Data provided:
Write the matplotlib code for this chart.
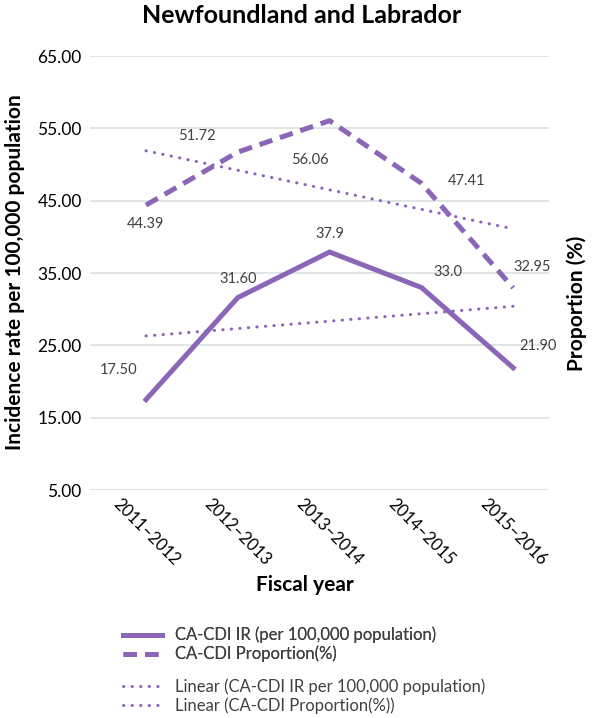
import matplotlib.pyplot as plt
import matplotlib.transforms as mtransforms
import numpy as np

years = ['2011–2012', '2012–2013', '2013–2014', '2014–2015', '2015–2016']
ir_values = [17.50, 31.60, 37.9, 33.0, 21.90]
prop_values = [44.39, 51.72, 56.06, 47.41, 32.95]
ir_labels = ['17.50', '31.60', '37.9', '33.0', '21.90']
prop_labels = ['44.39', '51.72', '56.06', '47.41', '32.95']
# linear trend end points
ir_trend = [26.3, 30.4]
prop_trend = [51.9, 41.1]

purple = '#8b66b7'
plt.rcParams['font.family'] = ['Lato', 'DejaVu Sans']

fig = plt.figure(figsize=(6, 7.18), dpi=100)
ax = fig.add_axes([0.15, 0.3175, 0.765, 0.6045])
x = np.arange(len(years))

l1, = ax.plot(x, ir_values, color=purple, lw=3.6, solid_joinstyle='miter',
              label='CA-CDI IR (per 100,000 population)')
l2, = ax.plot(x, prop_values, color=purple, lw=3.6, ls=(0, (2.7, 1.6)),
              label='CA-CDI Proportion(%)')
dot = (0, (0.1, 2.7))
l3, = ax.plot([x[0], x[-1]], ir_trend, color=purple, lw=2.2, ls=dot,
              dash_capstyle='round', label='Linear (CA-CDI IR per 100,000 population)')
l4, = ax.plot([x[0], x[-1]], prop_trend, color=purple, lw=2.2, ls=dot,
              dash_capstyle='round', label='Linear (CA-CDI Proportion(%))')

# label offsets in pixels (dx, dy)
ir_off = [(-27, 30), (0, 19), (0, 18), (27, 15), (25, 22)]
prop_off = [(0, -19), (-41, 16), (-20, -39), (45, 2), (19, 21)]
for i in range(len(years)):
    ax.annotate(ir_labels[i], (x[i], ir_values[i]), xytext=ir_off[i],
                textcoords='offset pixels', ha='center', va='center',
                fontsize=10.5, color='#404040')
    ax.annotate(prop_labels[i], (x[i], prop_values[i]), xytext=prop_off[i],
                textcoords='offset pixels', ha='center', va='center',
                fontsize=10.5, color='#404040')

ax.set_ylim(5, 65)
ax.set_xlim(-0.61, 4.39)
ax.set_yticks(np.arange(5, 66, 10))
ax.set_yticklabels(['%.2f' % v for v in np.arange(5, 66, 10)], fontsize=12.5)
ax.set_xticks(x)
ax.set_xticklabels(years, rotation=-45, ha='center', va='top', fontsize=12)
shift = mtransforms.ScaledTranslation(-6 / 100, 0, fig.dpi_scale_trans)
for lab in ax.get_xticklabels():
    lab.set_transform(lab.get_transform() + shift)
ax.tick_params(axis='y', length=0, pad=6)
ax.tick_params(axis='x', length=0, pad=4)
ax.grid(axis='y', color='#dde3e4', lw=1.3)
ax.set_axisbelow(True)
for s in ax.spines.values():
    s.set_visible(False)

fig.text(0.503, 0.978, 'Newfoundland and Labrador', ha='center', va='center',
         fontsize=18, fontweight='bold')
fig.text(0.025, 0.621, 'Incidence rate per 100,000 population', rotation=90,
         ha='center', va='center', fontsize=15, fontweight='bold')
fig.text(0.962, 0.578, 'Proportion (%)', rotation=90, ha='center', va='center',
         fontsize=15, fontweight='bold')
fig.text(0.508, 0.185, 'Fiscal year', ha='center', va='center',
         fontsize=15, fontweight='bold')

leg_kw = dict(loc='upper left', frameon=False, fontsize=12, handlelength=2.35,
              labelspacing=0.15, borderpad=0, borderaxespad=0, handletextpad=0.78,
              labelcolor='#404040')
leg1 = fig.legend(handles=[l1, l2], bbox_to_anchor=(0.205, 0.127), **leg_kw)
fig.legend(handles=[l3, l4], bbox_to_anchor=(0.205, 0.055), **leg_kw)
fig.add_artist(leg1)

fig.savefig('out.png', dpi=100)
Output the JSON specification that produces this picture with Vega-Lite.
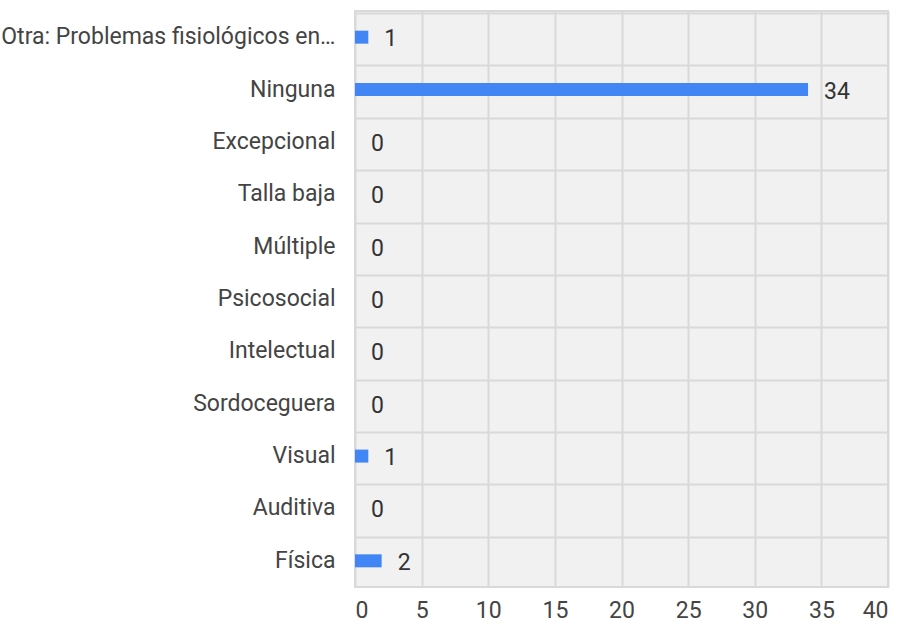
{
  "$schema": "https://vega.github.io/schema/vega-lite/v6.json",
  "autosize": "none",
  "width": 533,
  "height": 576,
  "padding": {"left": 355, "top": 11, "right": 19, "bottom": 43},
  "background": "white",
  "config": {
    "font": "Roboto",
    "view": {"fill": "#f1f1f1", "stroke": "#d9d9d9", "strokeWidth": 2}
  },
  "data": {
    "values": [
      {"categoria": "Otra: Problemas fisiológicos en…", "cantidad": 1},
      {"categoria": "Ninguna", "cantidad": 34},
      {"categoria": "Excepcional", "cantidad": 0},
      {"categoria": "Talla baja", "cantidad": 0},
      {"categoria": "Múltiple", "cantidad": 0},
      {"categoria": "Psicosocial", "cantidad": 0},
      {"categoria": "Intelectual", "cantidad": 0},
      {"categoria": "Sordoceguera", "cantidad": 0},
      {"categoria": "Visual", "cantidad": 1},
      {"categoria": "Auditiva", "cantidad": 0},
      {"categoria": "Física", "cantidad": 2}
    ]
  },
  "encoding": {
    "y": {
      "field": "categoria",
      "type": "nominal",
      "sort": null,
      "title": null,
      "axis": {
        "bandPosition": 0,
        "grid": true,
        "gridColor": "#d9d9d9",
        "gridWidth": 2,
        "ticks": false,
        "domain": false,
        "labelFontSize": 23,
        "labelColor": "#444444",
        "labelPadding": 20,
        "labelLimit": 400
      }
    }
  },
  "layer": [
    {
      "mark": {"type": "bar", "color": "#4285F4", "size": 13},
      "encoding": {
        "x": {
          "field": "cantidad",
          "type": "quantitative",
          "scale": {"domain": [0, 40]},
          "title": null,
          "axis": {
            "values": [0, 5, 10, 15, 20, 25, 30, 35, 40],
            "grid": true,
            "gridColor": "#d9d9d9",
            "gridWidth": 2,
            "ticks": false,
            "domain": false,
            "labelFontSize": 23,
            "labelColor": "#444444",
            "labelPadding": 12
          }
        }
      }
    },
    {
      "mark": {"type": "text", "align": "left", "baseline": "middle", "dx": 16, "dy": 2, "fontSize": 23, "color": "#333333"},
      "encoding": {
        "x": {"field": "cantidad", "type": "quantitative"},
        "text": {"field": "cantidad", "type": "quantitative"}
      }
    }
  ]
}
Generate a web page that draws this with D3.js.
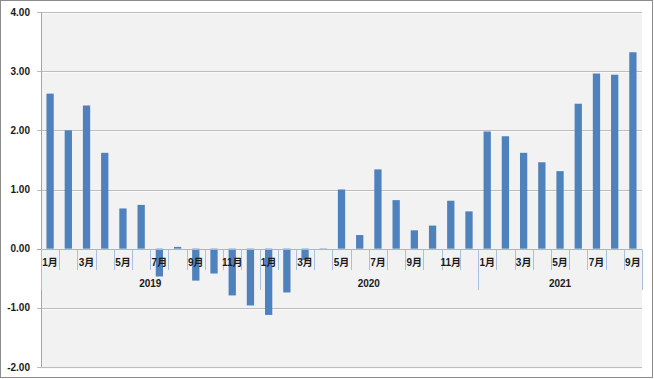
<!DOCTYPE html>
<html><head><meta charset="utf-8">
<script src="https://cdn.jsdelivr.net/npm/d3@7"></script>
<style>body{margin:0;background:#fff}svg{display:block}text{font-family:"Liberation Sans","Noto Sans CJK SC",sans-serif;font-weight:bold;fill:#1a1a1a}</style>
</head><body>
<svg id="c" width="654" height="379"></svg>
<script>
const years = ["2019", "2020", "2021"];
const monthsPerYear = [12, 12, 9];
const monthLabels = ["1月","","3月","","5月","","7月","","9月","","11月",""];
const values = [2.62, 2.00, 2.42, 1.62, 0.68, 0.74, -0.47, 0.03, -0.54, -0.42, -0.79, -0.96,
                -1.12, -0.74, -0.19, -0.01, 1.00, 0.23, 1.34, 0.82, 0.31, 0.39, 0.81, 0.63,
                1.98, 1.90, 1.62, 1.46, 1.31, 2.45, 2.96, 2.94, 3.32];
const yTicks = [4, 3, 2, 1, 0, -1, -2];

const cats = [];
years.forEach((y, yi) => { for (let m = 0; m < monthsPerYear[yi]; m++) cats.push({year: y, m, label: monthLabels[m]}); });
cats.forEach((c, i) => c.value = values[i]);

const svg = d3.select("#c");
const L = 41, R = 642, T = 12, B = 367;
const x = d3.scaleBand().domain(d3.range(cats.length)).range([L, R]).paddingInner(0.6).paddingOuter(0.3);
const xc = d3.scaleBand().domain(d3.range(cats.length)).range([L, R]).padding(0);
const y = d3.scaleLinear().domain([-2, 4]).range([B, T]);

svg.append("rect").attr("x", 0.5).attr("y", 0.5).attr("width", 652).attr("height", 377)
  .attr("fill", "#fff").attr("stroke", "#8c8c8c");
svg.append("rect").attr("x", L).attr("y", T).attr("width", R - L).attr("height", B - T).attr("fill", "#f2f2f2");

// gridlines
yTicks.filter(v => v !== 0).forEach(v => {
  const yy = Math.round(y(v));
  svg.append("line").attr("x1", L - 4).attr("x2", R).attr("y1", yy + 0.5).attr("y2", yy + 0.5).attr("stroke", "#bdbdbd");
  svg.append("line").attr("x1", L).attr("x2", R).attr("y1", yy + 1.5).attr("y2", yy + 1.5).attr("stroke", "#fafafa");
});
// y axis
svg.append("line").attr("x1", L + 0.5).attr("x2", L + 0.5).attr("y1", T).attr("y2", B).attr("stroke", "#a6a6a6");
svg.append("line").attr("x1", L - 4).attr("x2", L).attr("y1", Math.round(y(0)) + 0.5).attr("y2", Math.round(y(0)) + 0.5).attr("stroke", "#a6a6a6");
svg.selectAll(".yl").data(yTicks).enter().append("text")
  .attr("x", 30).attr("y", d => y(d) + 3.5).attr("text-anchor", "end").attr("font-size", 10)
  .text(d => d.toFixed(2));

// bars
svg.selectAll(".bar").data(cats).enter().append("rect")
  .attr("x", (d, i) => x(i)).attr("width", x.bandwidth())
  .attr("y", d => y(Math.max(0, d.value)))
  .attr("height", d => Math.max(0.6, Math.abs(y(d.value) - y(0))))
  .attr("fill", "#4f81bd");

// zero axis line
const y0 = Math.round(y(0)) + 0.5;
svg.append("line").attr("x1", L).attr("x2", R).attr("y1", y0).attr("y2", y0).attr("stroke", "#9fb8d9");

// category separators
let start = 0; const yearBounds = [0];
monthsPerYear.forEach(n => { start += n; yearBounds.push(start); });
d3.range(cats.length + 1).forEach(i => {
  const xx = Math.round(i < cats.length ? xc(i) : R) + 0.5;
  const isYear = yearBounds.includes(i);
  svg.append("line").attr("x1", xx).attr("x2", xx).attr("y1", y0).attr("y2", isYear ? 290 : 270)
    .attr("stroke", "#a9c0e0");
});

// month labels
svg.selectAll(".ml").data(cats).enter().append("text")
  .attr("x", (d, i) => xc(i) + xc.bandwidth() / 2).attr("y", 266).attr("text-anchor", "middle")
  .attr("font-size", 10).text(d => d.label);

// year labels
years.forEach((yr, yi) => {
  const x0 = xc(yearBounds[yi]);
  const x1 = yearBounds[yi + 1] < cats.length ? xc(yearBounds[yi + 1]) : R;
  svg.append("text").attr("x", (x0 + x1) / 2).attr("y", 287).attr("text-anchor", "middle")
    .attr("font-size", 10).text(yr);
});
</script>
</body></html>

Task goal: Pictures do not belong in the copy. Repeat only the lines from the top of the records through the line containing "import numpy as np".

Full response:
Write the matplotlib code for this chart.
import matplotlib.pyplot as plt
import matplotlib.transforms as mtransforms
import numpy as np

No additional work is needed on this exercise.